• Exercise description: Leave out the pictures and repeat every record exactly.

• Dataset rows:
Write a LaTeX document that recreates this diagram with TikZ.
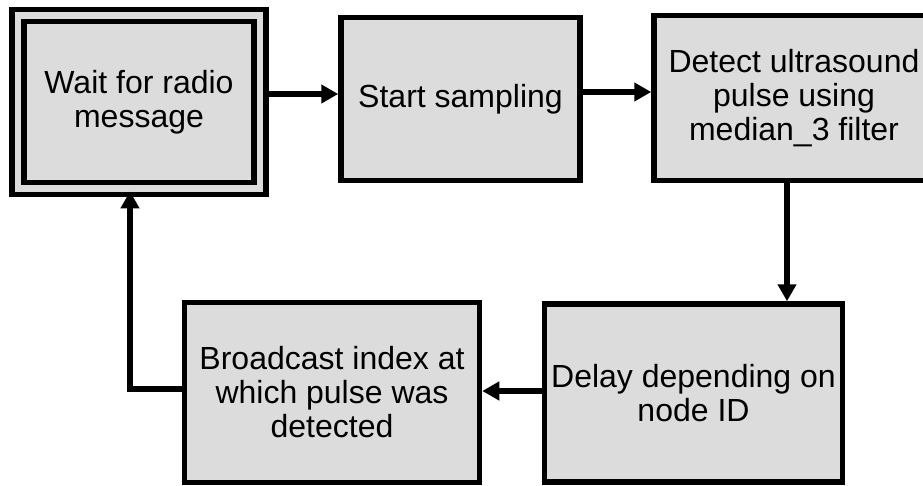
\documentclass[tikz,border=0pt]{standalone}
\usepackage{fontspec}
\setmainfont{Liberation Sans}
\usetikzlibrary{arrows.meta}
\definecolor{boxgray}{RGB}{220,220,220}

\begin{document}
\begin{tikzpicture}
[
	block/.style={rectangle,draw,line width=5.5pt,fill=boxgray,align=center,inner sep=0pt,font=\fontsize{32}{34}\selectfont},
	flow/.style={line width=6pt,-{Triangle[length=17pt,width=18pt]}},
	x=1pt,
	y=-1pt
]

	\useasboundingbox (0,0) rectangle (923,486);

	% top row
	\node[block,double=boxgray,line width=5.7pt,double distance=6.5pt,minimum width=242pt,minimum height=173pt] at (139,102) (wait) {Wait for radio\\message};
	\node[block,minimum width=239pt,minimum height=163pt] at (460.5,99) (start) {Start sampling};
	\node[block,minimum width=280pt,minimum height=165pt] at (794,98) (detect) {Detect ultrasound\\pulse using\\median\_3 filter};

	% bottom row
	\node[block,minimum width=298pt,minimum height=178pt] at (693.5,393) (delay) {Delay depending on\\node ID};
	\node[block,minimum width=295pt,minimum height=180pt] at (332,392.5) (bcast) {Broadcast index at\\which pulse was\\detected};

	% arrows
	\draw[flow] ([yshift=8pt]wait.east) -- ([yshift=5pt]start.west);
	\draw[flow] ([yshift=7pt]start.east) -- ([yshift=6pt]detect.west);
	\draw[flow] ([xshift=-7pt]detect.south) -- ([xshift=-7pt]detect.south |- delay.north);
	\draw[flow] ([yshift=2pt]delay.west) -- ([yshift=2pt]delay.west -| bcast.east);

	% back to the start
	\draw[flow] ([yshift=4pt]bcast.west) -| ([xshift=-9pt]wait.south);

\end{tikzpicture}
\end{document}
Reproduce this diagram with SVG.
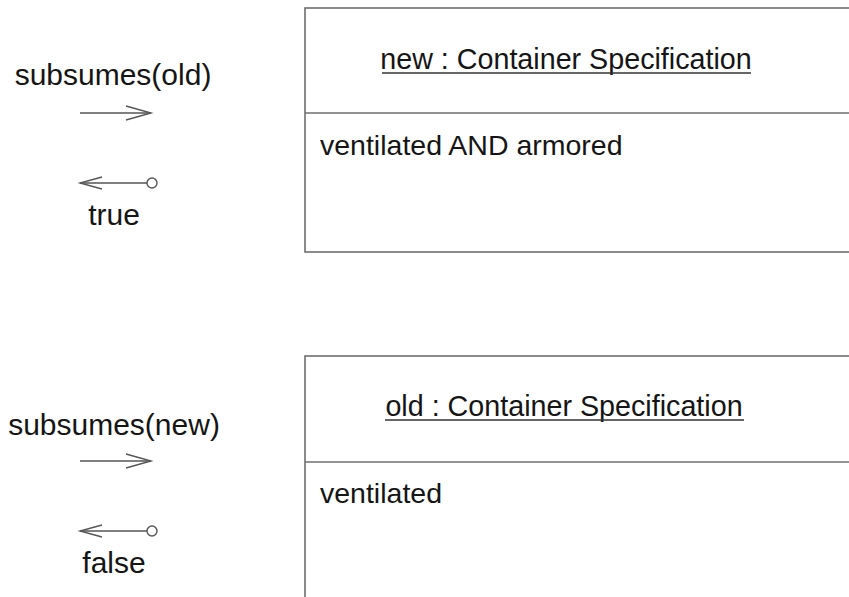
<svg xmlns="http://www.w3.org/2000/svg" width="849" height="597" viewBox="0 0 849 597">
<style>
.box{fill:#fff;stroke:#6e6e6e;stroke-width:1.6}
.div{stroke:#6e6e6e;stroke-width:1.6}
.t{font-family:"Liberation Sans",Arial,sans-serif;fill:#151515}
.title{font-size:28.7px}
.attr{font-size:28.5px}
.lbl{font-size:30px}
.msg{fill:none;stroke:#555;stroke-width:1.4}
.ul{stroke:#333;stroke-width:1.5}
</style>
<rect width="849" height="597" fill="#fff"/>
<g id="node-new">
<rect class="box" x="305" y="8" width="560" height="244"/>
<line class="div" x1="305" y1="113" x2="865" y2="113"/>
<text class="t title" x="566" y="69" text-anchor="middle">new : Container Specification</text>
<line class="ul" x1="382" y1="73" x2="751" y2="73"/>
<text class="t attr" x="320" y="155">ventilated AND armored</text>
</g>
<g id="node-old">
<rect class="box" x="305" y="356" width="560" height="260"/>
<line class="div" x1="305" y1="462" x2="865" y2="462"/>
<text class="t title" x="564" y="416" text-anchor="middle">old : Container Specification</text>
<line class="ul" x1="385" y1="420" x2="744" y2="420"/>
<text class="t attr" x="320" y="503">ventilated</text>
</g>
<g id="connectors">
<text class="t lbl" x="113" y="85" text-anchor="middle">subsumes(old)</text>
<line class="msg" x1="80" y1="113" x2="151" y2="113"/>
<polyline class="msg" points="126,106 151,113 126,120"/>
<line class="msg" x1="80" y1="183" x2="147" y2="183"/>
<polyline class="msg" points="102,177 80,183 102,189"/>
<circle class="msg" cx="152" cy="183" r="5" fill="#fff"/>
<text class="t lbl" x="114" y="225" text-anchor="middle">true</text>
<text class="t lbl" x="114" y="435" text-anchor="middle">subsumes(new)</text>
<line class="msg" x1="80" y1="461" x2="151" y2="461"/>
<polyline class="msg" points="126,454 151,461 126,468"/>
<line class="msg" x1="80" y1="531" x2="147" y2="531"/>
<polyline class="msg" points="102,525 80,531 102,537"/>
<circle class="msg" cx="152" cy="531" r="5" fill="#fff"/>
<text class="t lbl" x="114" y="573" text-anchor="middle">false</text>
</g>
</svg>
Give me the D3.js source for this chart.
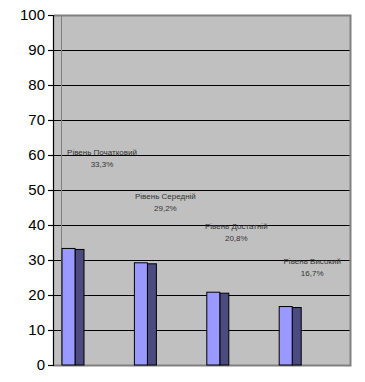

• Answer for this exercise:
Write a LaTeX document that recreates this diagram with TikZ.
\documentclass[tikz,border=0pt]{standalone}
\usepackage{fontspec}
\setmainfont{Liberation Sans}
\usetikzlibrary{arrows.meta}
\definecolor{boxgray}{RGB}{220,220,220}

\begin{document}
\begin{tikzpicture}
[
	block/.style={rectangle,draw,line width=5.5pt,fill=boxgray,align=center,inner sep=0pt,font=\fontsize{32}{34}\selectfont},
	flow/.style={line width=6pt,-{Triangle[length=17pt,width=18pt]}},
	x=1pt,
	y=-1pt
]

	\useasboundingbox (0,0) rectangle (923,486);

	% top row
	\node[block,double=boxgray,line width=5.7pt,double distance=6.5pt,minimum width=242pt,minimum height=173pt] at (139,102) (wait) {Wait for radio\\message};
	\node[block,minimum width=239pt,minimum height=163pt] at (460.5,99) (start) {Start sampling};
	\node[block,minimum width=280pt,minimum height=165pt] at (794,98) (detect) {Detect ultrasound\\pulse using\\median\_3 filter};

	% bottom row
	\node[block,minimum width=298pt,minimum height=178pt] at (693.5,393) (delay) {Delay depending on\\node ID};
	\node[block,minimum width=295pt,minimum height=180pt] at (332,392.5) (bcast) {Broadcast index at\\which pulse was\\detected};

	% arrows
	\draw[flow] ([yshift=8pt]wait.east) -- ([yshift=5pt]start.west);
	\draw[flow] ([yshift=7pt]start.east) -- ([yshift=6pt]detect.west);
	\draw[flow] ([xshift=-7pt]detect.south) -- ([xshift=-7pt]detect.south |- delay.north);
	\draw[flow] ([yshift=2pt]delay.west) -- ([yshift=2pt]delay.west -| bcast.east);

	% back to the start
	\draw[flow] ([yshift=4pt]bcast.west) -| ([xshift=-9pt]wait.south);

\end{tikzpicture}
\end{document}
Reproduce this diagram with SVG.
<svg xmlns="http://www.w3.org/2000/svg" width="849" height="597" viewBox="0 0 849 597">
<style>
.box{fill:#fff;stroke:#6e6e6e;stroke-width:1.6}
.div{stroke:#6e6e6e;stroke-width:1.6}
.t{font-family:"Liberation Sans",Arial,sans-serif;fill:#151515}
.title{font-size:28.7px}
.attr{font-size:28.5px}
.lbl{font-size:30px}
.msg{fill:none;stroke:#555;stroke-width:1.4}
.ul{stroke:#333;stroke-width:1.5}
</style>
<rect width="849" height="597" fill="#fff"/>
<g id="node-new">
<rect class="box" x="305" y="8" width="560" height="244"/>
<line class="div" x1="305" y1="113" x2="865" y2="113"/>
<text class="t title" x="566" y="69" text-anchor="middle">new : Container Specification</text>
<line class="ul" x1="382" y1="73" x2="751" y2="73"/>
<text class="t attr" x="320" y="155">ventilated AND armored</text>
</g>
<g id="node-old">
<rect class="box" x="305" y="356" width="560" height="260"/>
<line class="div" x1="305" y1="462" x2="865" y2="462"/>
<text class="t title" x="564" y="416" text-anchor="middle">old : Container Specification</text>
<line class="ul" x1="385" y1="420" x2="744" y2="420"/>
<text class="t attr" x="320" y="503">ventilated</text>
</g>
<g id="connectors">
<text class="t lbl" x="113" y="85" text-anchor="middle">subsumes(old)</text>
<line class="msg" x1="80" y1="113" x2="151" y2="113"/>
<polyline class="msg" points="126,106 151,113 126,120"/>
<line class="msg" x1="80" y1="183" x2="147" y2="183"/>
<polyline class="msg" points="102,177 80,183 102,189"/>
<circle class="msg" cx="152" cy="183" r="5" fill="#fff"/>
<text class="t lbl" x="114" y="225" text-anchor="middle">true</text>
<text class="t lbl" x="114" y="435" text-anchor="middle">subsumes(new)</text>
<line class="msg" x1="80" y1="461" x2="151" y2="461"/>
<polyline class="msg" points="126,454 151,461 126,468"/>
<line class="msg" x1="80" y1="531" x2="147" y2="531"/>
<polyline class="msg" points="102,525 80,531 102,537"/>
<circle class="msg" cx="152" cy="531" r="5" fill="#fff"/>
<text class="t lbl" x="114" y="573" text-anchor="middle">false</text>
</g>
</svg>
Give me the D3.js source for this chart.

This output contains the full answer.